In 2003, director Haranath Chakraborty bought the rights from Basu's son Nabakumar Basu to make the film. Mallick was only retained from the previous cast to replace Kumar. The character which Mallick was to play in the shelved project, was played by Jeet in the latter, while Roy and Tagore were respectively replaced by Moushumi Chatterjee and Koel Mallick, who also made her debut with the film. It released under the same title in the same year, emerging to be a huge commercial success.

=== Haar Manini ===
Director Inder Sen made an adaptation of the 1941 French film Meet John Doe by Frank Capra. He wrote the script keeping Kumar in mind; unlike its original, the film was intended to be made as an action film, titled as Haar Manini. Kumar was narrated to the story by Sen, who also signed the film. But, Sen himself cancelled the film after Kumar's death.

=== Agni Bindu ===
Agni Bindu was based on the infamous Sanchayita chit fund in the late 70s. Directed by Gora Chowdhury, it was shot for two days with Kumar. Later, it was stalled due to his death.

=== Iti Tomar ===
Director Partha Pratim Chowdhury was to collaborate for the second time with Kumar after Jadu Bangsha (1974) with Iti Tomar. Sharmila Tagore was signed opposite Kumar in their sixth pairing after the Hindi film Dooriyan (1979). Produced by Shukla Kanungo, the muhurat of the film took place in February 1980, and filming was to begin in December 1980, which got postponed due to Kumar's death, and Tagore also eventually opted out of it.

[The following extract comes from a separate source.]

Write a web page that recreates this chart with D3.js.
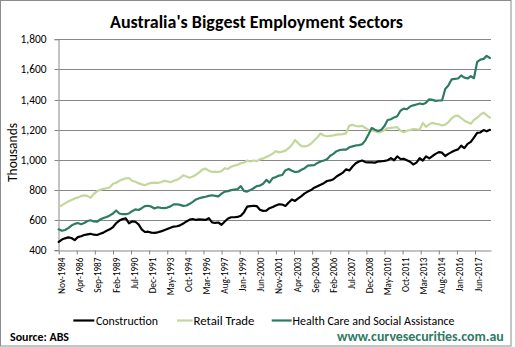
<!DOCTYPE html>
<html><head><meta charset="utf-8">
<script src="https://cdn.jsdelivr.net/npm/d3@7"></script>
<style>body{margin:0;background:#fff} svg{display:block}</style>
</head><body><svg id="c" width="515" height="347"></svg>
<script>
// ---- data (thousands, quarterly from Nov-1984) ----
const firstQuarter = "Nov-1984";
const seriesNames = ["Construction", "Retail Trade", "Health Care and Social Assistance"];
const construction = [456,472,480,486,482,468,488,494,502,506,510,504,502,510,518,530,540,555,580,598,608,612,580,592,590,572,540,522,524,518,516,520,526,534,542,550,
558,560,566,578,592,604,608,602,606,604,602,614,586,582,585,570,592,612,620,620,622,630,652,690,694,696,694,670,662,664,680,688,698,706,704,
695,718,738,728,745,760,778,790,800,816,826,836,846,860,864,872,890,903,916,938,930,956,978,990,996,986,984,984,982,990,
991,994,998,1012,998,1024,1006,1008,998,988,970,982,1012,996,1024,1010,1026,1040,1052,1048,1026,1040,1052,1062,1070,1094,1078,1106,1120,1148,1180,1182,1198,1190,1200];
const retail = [689,700,712,725,735,745,750,760,765,762,748,775,792,802,808,812,818,842,848,862,870,878,880,862,855,846,838,832,842,848,850,848,852,862,858,852,
862,868,880,898,890,882,890,902,918,936,942,928,920,922,920,926,945,940,955,962,968,978,982,996,990,996,992,1004,1010,1020,1030,1042,1058,1050,1055,
1062,1078,1100,1132,1110,1092,1090,1094,1108,1130,1150,1175,1162,1157,1160,1163,1168,1170,1171,1178,1228,1232,1225,1222,1226,1212,1200,1195,1190,1183,
1187,1198,1210,1212,1215,1217,1195,1184,1194,1198,1204,1202,1200,1246,1220,1236,1246,1240,1236,1228,1234,1250,1276,1290,1294,1278,1260,1250,1240,1266,1280,1300,1314,1296,1280];
const health = [540,530,535,548,565,576,582,574,582,595,600,592,590,605,615,622,632,645,665,645,640,640,645,660,672,668,680,694,696,690,678,686,682,680,684,692,
705,706,702,695,698,709,722,738,746,752,756,762,766,762,758,776,790,793,800,804,806,826,795,790,800,812,826,830,842,868,850,880,886,896,900,
932,940,928,920,922,935,945,962,964,966,980,990,996,1004,1028,1040,1058,1066,1068,1068,1084,1090,1096,1098,1104,1130,1170,1212,1200,1192,
1200,1225,1265,1270,1282,1290,1326,1340,1336,1354,1362,1368,1374,1370,1380,1402,1398,1392,1394,1394,1470,1494,1534,1538,1540,1560,1546,1540,1555,1542,1650,1665,1670,1690,1676];
const xTickLabels = ["Nov-1984","Apr-1986","Sep-1987","Feb-1989","Jul-1990","Dec-1991","May-1993","Oct-1994","Mar-1996","Aug-1997","Jan-1999","Jun-2000","Nov-2001","Apr-2003","Sep-2004","Feb-2006","Jul-2007","Dec-2008","May-2010","Oct-2011","Mar-2013","Aug-2014","Jan-2016","Jun-2017"];
const yTickValues = [400,600,800,1000,1200,1400,1600,1800];
const axisEnd = "Sep-2018";

// ---- styles ----
const FONT = "Carlito, Calibri, Lato, 'Open Sans', sans-serif";
const colors = ["#000000", "#c4d79b", "#2e7b65"];
const gridColor = "#878787";

const svg = d3.select("#c");
const parse = d3.timeParse("%b-%Y");
const fmt = d3.timeFormat("%b-%Y");
const start = parse(firstQuarter);
const dates = construction.map((_, i) => d3.timeMonth.offset(start, 3 * i));
const series = [construction, retail, health].map((vals, k) => ({
  name: seriesNames[k], color: colors[k],
  pts: vals.map((v, i) => ({ d: dates[i], v }))
}));

const L = 58.7, R = 491, T = 39.3, B = 250.4;
const x = d3.scaleTime().domain([start, parse(axisEnd)]).range([L, R]);
const y = d3.scaleLinear().domain([400, 1800]).range([B, T]);

function fit(sel, target) {
  const w = sel.node().getComputedTextLength();
  const fs = parseFloat(sel.attr("font-size"));
  sel.attr("font-size", (fs * target / w).toFixed(2));
  return fs * target / w;
}

// frame
svg.append("rect").attr("x", 0.5).attr("y", 0.5).attr("width", 510.5).attr("height", 345.5)
  .attr("fill", "#fff").attr("stroke", "#8c8c8c").attr("stroke-width", 1);

// title
const title = svg.append("text").attr("x", 110).attr("y", 27.5)
  .attr("font-family", FONT).attr("font-weight", "bold").attr("font-size", 17)
  .attr("fill", "#000").text("Australia's Biggest Employment Sectors");
fit(title, 293);

// gridlines
const g = svg.append("g");
g.selectAll("line.grid").data(yTickValues.filter(v => v > 400)).join("line")
  .attr("class", "grid").attr("x1", L).attr("x2", R)
  .attr("y1", d => Math.round(y(d)) + 0.5).attr("y2", d => Math.round(y(d)) + 0.5)
  .attr("stroke", gridColor).attr("stroke-width", 1);

// y axis
const yAxis = svg.append("g").attr("transform", `translate(${Math.round(L) - 0.5},0)`)
  .call(d3.axisLeft(y).tickValues(yTickValues).tickFormat(d3.format(",")).tickSize(4).tickPadding(8));
yAxis.select(".domain").attr("stroke", gridColor);
yAxis.selectAll(".tick line").attr("stroke", gridColor);
yAxis.selectAll(".tick text").attr("font-family", FONT).attr("font-size", 12).attr("fill", "#000");
yAxis.selectAll(".tick").attr("transform", d => `translate(0,${Math.round(y(d)) + 0.5})`);
{
  const t400 = yAxis.selectAll(".tick text").filter(d => d === 400);
  const fs = fit(t400, 17.3);
  yAxis.selectAll(".tick text").attr("font-size", fs.toFixed(2));
}

// x axis
const xTickDates = xTickLabels.map(parse);
const xAxis = svg.append("g").attr("transform", `translate(0,${Math.round(B) + 0.5})`)
  .call(d3.axisBottom(x).tickValues(xTickDates).tickFormat(fmt).tickSize(4).tickSizeOuter(0));
xAxis.select(".domain").attr("stroke", gridColor);
xAxis.selectAll(".tick line").attr("stroke", gridColor);
xAxis.selectAll(".tick text")
  .attr("font-family", FONT).attr("font-size", 11).attr("fill", "#000")
  .attr("text-anchor", "end").attr("transform", "rotate(-90)")
  .attr("x", -7).attr("y", 0).attr("dx", 0).attr("dy", "0.38em");
{
  const t0 = xAxis.selectAll(".tick text").filter((d, i) => i === 0);
  const fs = fit(t0, 36.5);
  xAxis.selectAll(".tick text").attr("font-size", fs.toFixed(2)).attr("transform", "translate(2.5,0) rotate(-90)");
}

// y axis title
const yt = svg.append("text").attr("transform", "translate(16.5,152.5) rotate(-90)")
  .attr("text-anchor", "middle").attr("font-family", FONT).attr("font-size", 13)
  .attr("fill", "#000").text("Thousands");
fit(yt, 59);

// lines
const line = d3.line().x(d => x(d.d)).y(d => y(d.v));
svg.append("g").selectAll("path").data(series).join("path")
  .attr("d", s => line(s.pts)).attr("fill", "none")
  .attr("stroke", s => s.color).attr("stroke-width", 2.2)
  .attr("stroke-linejoin", "round").attr("stroke-linecap", "round");

// legend
const legendPos = [{ x1: 73.3, x2: 94.3, tx: 96, w: 62 }, { x1: 177, x2: 192.7, tx: 193.5, w: 61 }, { x1: 271.7, x2: 291.7, tx: 292.5, w: 162 }];
const lg = svg.append("g");
series.forEach((s, i) => {
  const p = legendPos[i];
  lg.append("line").attr("x1", p.x1).attr("x2", p.x2).attr("y1", 320.5).attr("y2", 320.5)
    .attr("stroke", s.color).attr("stroke-width", 2.2);
  const t = lg.append("text").attr("x", p.tx).attr("y", 325).attr("font-family", FONT)
    .attr("font-size", 12).attr("fill", "#000").text(s.name);
  fit(t, p.w);
});

// footer
const src = svg.append("text").attr("x", 10).attr("y", 340.5).attr("font-family", FONT)
  .attr("font-weight", "bold").attr("font-size", 12).attr("fill", "#000").text("Source: ABS");
fit(src, 59);
const web = svg.append("text").attr("x", 337).attr("y", 341).attr("font-family", FONT)
  .attr("font-weight", "bold").attr("font-size", 14).attr("fill", "#2e7b65").text("www.curvesecurities.com.au");
fit(web, 167);
</script>
</body></html>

In 1984, Chowdhury directed the film titling Pujarini starring Ranjit Mallick and Moon Moon Sen.

=== Agni Trishna ===
Kumar had shot only a day for the film directed by Mrinal Chakraborty, based on a story by Sukhen Das.

=== Til Theke Taal ===
Til Theke Taal was set to feature Kumar and Prosenjit Chatterjee together. Directed by Shantimoy Bandyopadhyay, it was based on a story by Shaktipada Rajguru and produced under the banner of Chirantan Chitra. However, it was stalled due to Kumar's death.

Under the same banner and director, filming began with Dipankar De as Kumar's replacement. It released in 1985 with the same title.

=== Asti Bhagirathir Teere ===
Based on a story by Dr. Nihar Ranjan Gupta, the film was to be directed by Dhruba Das. Starring Kumar and Supriya Devi, the muhurat of Asti Bhagirathir Teere was done, but it got postponed due to its high production costs.

=== Sonai Dighi ===
Gananatya Opera's famous stage production Sonai Dighi, a jatra directed by Dilip Chatterjee and written by Brajendra Kumar Dey, was to be adapted into a film by Ashim Banerjee. Kumar was considered to play the central character named Bhavna Kaji, with Soumitra Chatterjee and Supriya Devi in other pivotal roles. However, it did not came on the board after Kumar's death.

=== Hindi remake of Stree ===

Shakti Samanta planned to remake the 1972 Bengali film Stree into Hindi with Kumar, who was supposed to reprise his role from the original. But after Kumar's death, Samanta signed Sanjeev Kumar in that role and it released as Ayaash in 1982.